Example of ZCCHC8 protein expression in a) bronchioles and b) alveoli of non-fibrotic and c) fibrotic tissue of an idiopathic pulmonary fibrosis patient carrying a disease-associated TERT variant. Green: ZCCHC8 immunofluorescence staining; blue: 4′,6-diamidino-2-phenylindole (DAPI) DNA staining; A3 red: CC10 staining as a marker for club cells. B3,C3 red: pro-surfactant protein (SP)-C as a marker for alveolar type 2 cells.

FIGURE 3

ZCCHC8 protein and RNA expression. a) Fluorescence in situ hybridisation quantification of ZCCHC8 protein expression levels in alveolar type 2 (AT2) cells as measured by relative fluorescence compared to 4′,6-diamidino-2-phenylindole (DAPI) staining of lung tissue of controls (Ctrls) and patients with sporadic IPF (sIPF), or pulmonary fibrosis with a variant in TERT (PF-TERT) or ZCCHC8 c.586G>A (PF-ZCCHC8).

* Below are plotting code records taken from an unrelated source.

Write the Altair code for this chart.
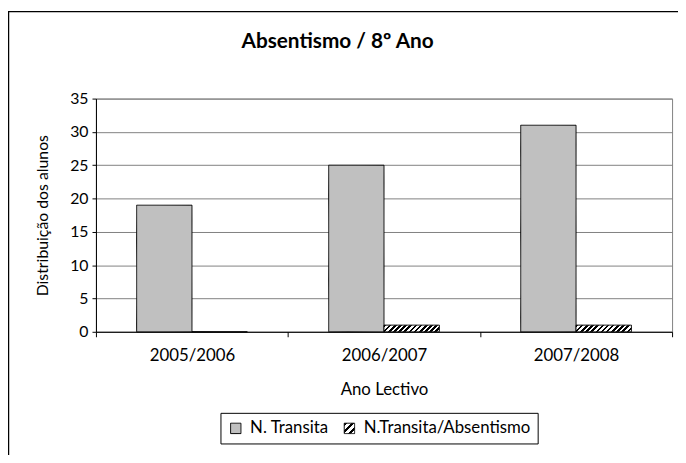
import json
import altair as alt
import pandas as pd

# ---- data ----
anos = ["2005/2006", "2006/2007", "2007/2008"]
series = ["N. Transita", "N.Transita/Absentismo"]
n_transita = [19, 25, 31]
n_transita_abs = [0, 1, 1]
y_ticks = [0, 5, 10, 15, 20, 25, 30, 35]

rows = []
for a, v1, v2 in zip(anos, n_transita, n_transita_abs):
    rows.append({"ano": a, "serie": series[0], "valor": v1})
    rows.append({"ano": a, "serie": series[1], "valor": v2})
df = pd.DataFrame(rows)


def hatch(n, x2, y2, frac=0.5):
    stops = []
    for i in range(n):
        a = i / n
        b = (i + frac) / n
        c = (i + 1) / n
        stops += [
            {"offset": round(a, 4), "color": "black"},
            {"offset": round(b, 4), "color": "black"},
            {"offset": round(b, 4), "color": "white"},
            {"offset": round(c, 4), "color": "white"},
        ]
    return {"gradient": "linear", "x1": 0, "y1": 0, "x2": x2, "y2": y2, "stops": stops}


k = 0.12
a = (1 + k) / (1 + k * k)
bar_hatch = hatch(12, round(a, 4), round(a * k, 4), 0.5)
legend_hatch = hatch(3, 1, 1, 0.45)

FONT = "Lato"
GRAY = "#c0c0c0"

fill_expr = "datum.serie === '" + series[1] + "' ? " + json.dumps(bar_hatch) + " : '" + GRAY + "'"
sym_fill_expr = "datum.value === '" + series[1] + "' ? " + json.dumps(legend_hatch) + " : '" + GRAY + "'"

legend = alt.Legend(
    title=None,
    orient="none",
    legendX=126,
    legendY=318,
    direction="horizontal",
    strokeColor="black",
    fillColor="white",
    padding=7,
    symbolType="square",
    symbolSize=110,
    symbolStrokeColor="black",
    symbolStrokeWidth=1,
    symbolFillColor={"expr": sym_fill_expr},
    symbolOpacity=1,
    labelFont=FONT,
    labelFontSize=17,
    labelColor="black",
    columnPadding=12,
    labelOffset=6,
    labelLimit=400,
)

bars = (
    alt.Chart(df)
    .transform_calculate(fillv=fill_expr)
    .mark_bar(stroke="black", strokeWidth=1)
    .encode(
        x=alt.X(
            "ano:N",
            sort=anos,
            title="Ano Lectivo",
            scale=alt.Scale(paddingInner=0, paddingOuter=0),
            axis=alt.Axis(
                tickBand="extent",
                labelAngle=0,
                tickSize=5,
                tickColor="black",
                domainColor="black",
                labelFont=FONT,
                labelFontSize=17,
                labelColor="black",
                labelPadding=11,
                titleFont=FONT,
                titleFontSize=17,
                titleFontWeight="normal",
                titleColor="black",
                titlePadding=18,
                grid=False,
            ),
        ),
        xOffset=alt.XOffset(
            "serie:N", sort=series, scale=alt.Scale(paddingInner=0, paddingOuter=0.735)
        ),
        y=alt.Y(
            "valor:Q",
            scale=alt.Scale(domain=[0, 35], nice=False),
            axis=alt.Axis(
                values=y_ticks,
                title="Distribuição dos alunos",
                tickSize=4,
                tickColor="black",
                domainColor="black",
                gridColor="#808080",
                gridWidth=1,
                labelFont=FONT,
                labelFontSize=16,
                labelColor="black",
                labelPadding=4,
                titleFont=FONT,
                titleFontSize=16,
                titleFontWeight="normal",
                titleColor="black",
                titlePadding=19,
            ),
        ),
        fill=alt.Fill("fillv:N", scale=None, legend=None),
        strokeDash=alt.StrokeDash(
            "serie:N",
            sort=series,
            scale=alt.Scale(domain=series, range=[[1, 0], [1, 0]]),
            legend=legend,
        ),
    )
)

frame = alt.Chart(pd.DataFrame({"f": [0]})).mark_rect(
    fillOpacity=0, stroke="black", strokeWidth=1.5
).encode(
    x=alt.value(-88.5), x2=alt.value(700), y=alt.value(-88), y2=alt.value(500)
)

chart = (
    alt.layer(frame, bars)
    .properties(
        width=583,
        height=236,
        autosize=alt.AutoSizeParams(type="none"),
        padding={"left": 89, "top": 89, "right": 6, "bottom": 122},
        title=alt.TitleParams(
            "Absentismo / 8º Ano",
            font=FONT,
            fontSize=21,
            fontWeight="bold",
            color="black",
            anchor="middle",
            dx=-47,
            offset=-42,
        ),
        background="white",
    )
    .configure_view(stroke="#808080", strokeWidth=1)
)

chart.save("out.html", embed_options={"renderer": "svg", "actions": False})
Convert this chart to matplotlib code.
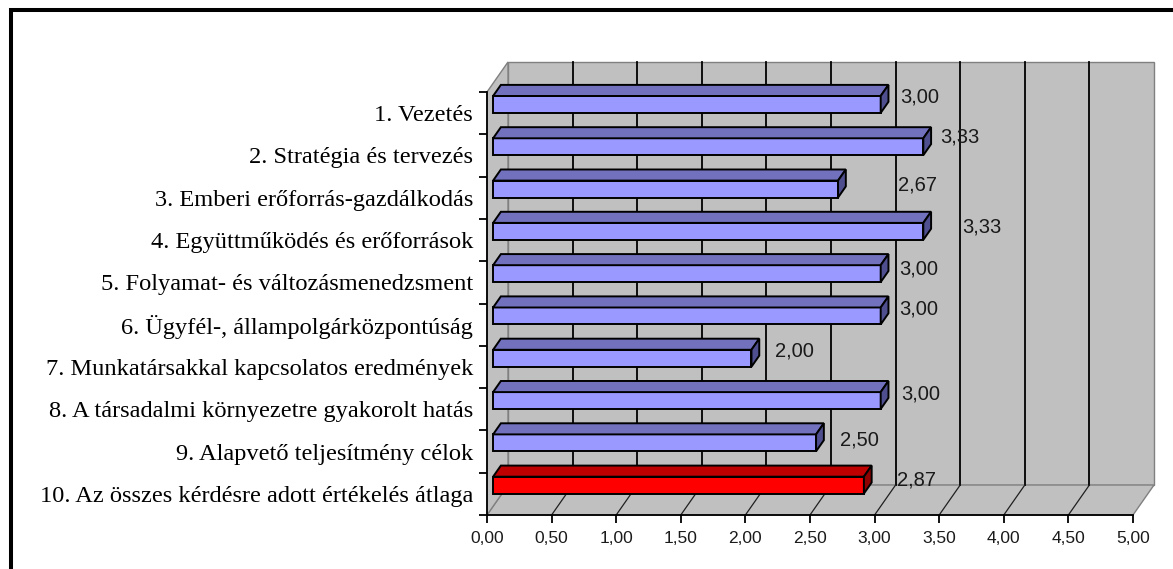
import matplotlib.pyplot as plt
from matplotlib.patches import Polygon, Rectangle
from matplotlib.ticker import FuncFormatter

categories = [
    "1. Vezetés",
    "2. Stratégia és tervezés",
    "3. Emberi erőforrás-gazdálkodás",
    "4. Együttműködés és erőforrások",
    "5. Folyamat- és változásmenedzsment",
    "6. Ügyfél-, állampolgárközpontúság",
    "7. Munkatársakkal kapcsolatos eredmények",
    "8. A társadalmi környezetre gyakorolt hatás",
    "9. Alapvető teljesítmény célok",
    "10. Az összes kérdésre adott értékelés átlaga",
]
values = [3.00, 3.33, 2.67, 3.33, 3.00, 3.00, 2.00, 3.00, 2.50, 2.87]
x_ticks = [0, 0.5, 1.0, 1.5, 2.0, 2.5, 3.0, 3.5, 4.0, 4.5, 5.0]

W, H = 1173, 569
PX_X = 129.2   # pixels per value unit
PX_Y = 42.3    # pixels per category
DX = 21 / PX_X     # depth shift of the back wall, value units
DY = -30 / PX_Y    # depth shift of the back wall, category units (up)
D0, D1 = 0.29, 0.66  # bar depth range
BAR_H = 0.40

WALL = "#c0c0c0"
WALL_EDGE = "#808080"
BLUE = ("#9999ff", "#7171bd", "#4f4f8f")
RED = ("#ff0000", "#bf0000", "#8f0000")

# per-label placement (px right / px down from the bar's back top corner)
label_dx = [12, 9, 52, 31, 11, 11, 16, 13, 16, 25]
label_dy = [12, 10, 16, 15, 15, 13, 12, 13, 17, 14]


def P(v, y, d):
    return (v + d * DX, y + d * DY)


def comma(v, pos=None):
    return f"{v:.2f}".replace(".", ",")


fig = plt.figure(figsize=(W / 100, H / 100), dpi=100)
fig.patch.set_facecolor("white")
ax = fig.add_axes([487 / W, (H - 515) / H, 646 / W, 423 / H])
ax.set_xlim(0, 5)
ax.set_ylim(10, 0)
ax.patch.set_visible(False)

n = len(categories)
xmax = x_ticks[-1]

# walls
back = Polygon([P(0, 0, 1), P(xmax, 0, 1), P(xmax, n, 1), P(0, n, 1)],
               closed=True, fc=WALL, ec=WALL_EDGE, lw=1.0, zorder=0.5, clip_on=False)
floor = Polygon([P(0, n, 0), P(xmax, n, 0), P(xmax, n, 1), P(0, n, 1)],
                closed=True, fc=WALL, ec=WALL_EDGE, lw=1.0, zorder=0.5, clip_on=False)
side = Polygon([P(0, 0, 0), P(0, 0, 1), P(0, n, 1), P(0, n, 0)],
               closed=True, fc=WALL, ec=WALL_EDGE, lw=1.0, zorder=0.5, clip_on=False)
for p in (back, floor, side):
    ax.add_patch(p)

# gridlines on back wall and floor
for v in x_ticks[1:-1]:
    xs, ys = zip(P(v, 0, 1), P(v, n, 1))
    ax.plot(xs, ys, color="black", lw=1.3, zorder=1, clip_on=False)
    xs, ys = zip(P(v, n, 0), P(v, n, 1))
    ax.plot(xs, ys, color="#202020", lw=0.9, zorder=1, clip_on=False)

# bars
for i, v in enumerate(values):
    front, top, right = RED if i == n - 1 else BLUE
    yc = i + 0.5
    y0 = yc - BAR_H / 2
    y1 = yc + BAR_H / 2
    ax.barh(yc + D0 * DY, v, left=D0 * DX, height=BAR_H, color=front,
            edgecolor="black", lw=1.4, zorder=3, clip_on=False)
    ax.add_patch(Polygon([P(0, y0, D0), P(v, y0, D0), P(v, y0, D1), P(0, y0, D1)],
                         closed=True, fc=top, ec="black", lw=1.4, zorder=3, clip_on=False))
    ax.add_patch(Polygon([P(v, y0, D0), P(v, y1, D0), P(v, y1, D1), P(v, y0, D1)],
                         closed=True, fc=right, ec="black", lw=1.4, zorder=3, clip_on=False))
    ax.annotate(comma(v), xy=P(v, y0, D1),
                xytext=(label_dx[i] * 0.72, -label_dy[i] * 0.72), textcoords="offset points",
                ha="left", va="center", fontsize=14.5, family="Liberation Sans",
                color="#1a1a1a", zorder=4, annotation_clip=False)

# axes lines and ticks
for s in ("top", "right"):
    ax.spines[s].set_visible(False)
for s in ("bottom", "left"):
    ax.spines[s].set_linewidth(1.3)
    ax.spines[s].set_zorder(2.5)

ax.set_xticks(x_ticks)
ax.set_xticklabels([comma(v) for v in x_ticks], family="Liberation Sans", fontsize=12.5)
ax.tick_params(axis="x", direction="out", length=5.8, width=1.3, pad=6,
               labelcolor="#1a1a1a")

ax.set_yticks(range(n + 1))
ax.set_yticklabels([])
ax.set_yticks([i + 0.5 for i in range(n)], minor=True)
ax.set_yticklabels(categories, minor=True, fontsize=17.6, family="Liberation Serif")
ax.tick_params(axis="y", which="major", direction="out", length=5.8, width=1.3)
ax.tick_params(axis="y", which="minor", length=0, pad=10)

# frame (left and top edges only visible)
fig.add_artist(Rectangle((10.5 / W, -0.2), 2, (H - 10.5) / H + 0.2, transform=fig.transFigure,
                         fill=False, ec="black", lw=2.9))

fig.savefig("out.png", dpi=100)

Lines indicate the median. Each dot represents one AT2 cell. b) Western blot results of ZCCHC8 protein expression in primary skin fibroblast homogenates from Ctrls, non-carrier (non-c) relatives, symptomatic ZCCHC8 c.586G>A and both asymptomatic (upward facing triangle) and symptomatic (downward facing triangle) ZCCHC8 c.557C>T variant. Kruskal–Wallis test p=0.20. c) Quantitative PCR results for relative ZCCHC8 RNA expression in whole-blood-derived samples. ZCCHC8 expression was calculated compared to the household gene ARF3 and expressed relatively to the unrelated healthy controls. Kruskal–Wallis test p=0.08. b,c) Levels are relative to the mean of controls; each symbol represents one individual.

FIGURE 4

Cell-specific quantification of telomere length in lung tissue in control (n=5), sporadic IPF (sIPF; n=10) and pulmonary fibrosis with a variant in TERT (PF-TERT; n=6) or ZCCHC8 c.586G>A (PF-ZCCHC8; n=2). Telomere length is measured using fluorescence in situ hybridisation in a) alveolar type 2 (AT2) cells, b) club cells and c) myofibroblasts. No telomere length is depicted for the control samples in (c), as myofibroblasts were not observed in control tissue. The two individuals included in the PF-ZCCHC8 group are depicted with different shades of blue (light for Fam1.IV.2 and dark for Fam3.III.6). *: p<0.05; **: p<0.01; ***: p<0.001; ****: p<0.0001, calculated using Kruskal–Wallis with Dunn's multiple comparison tests.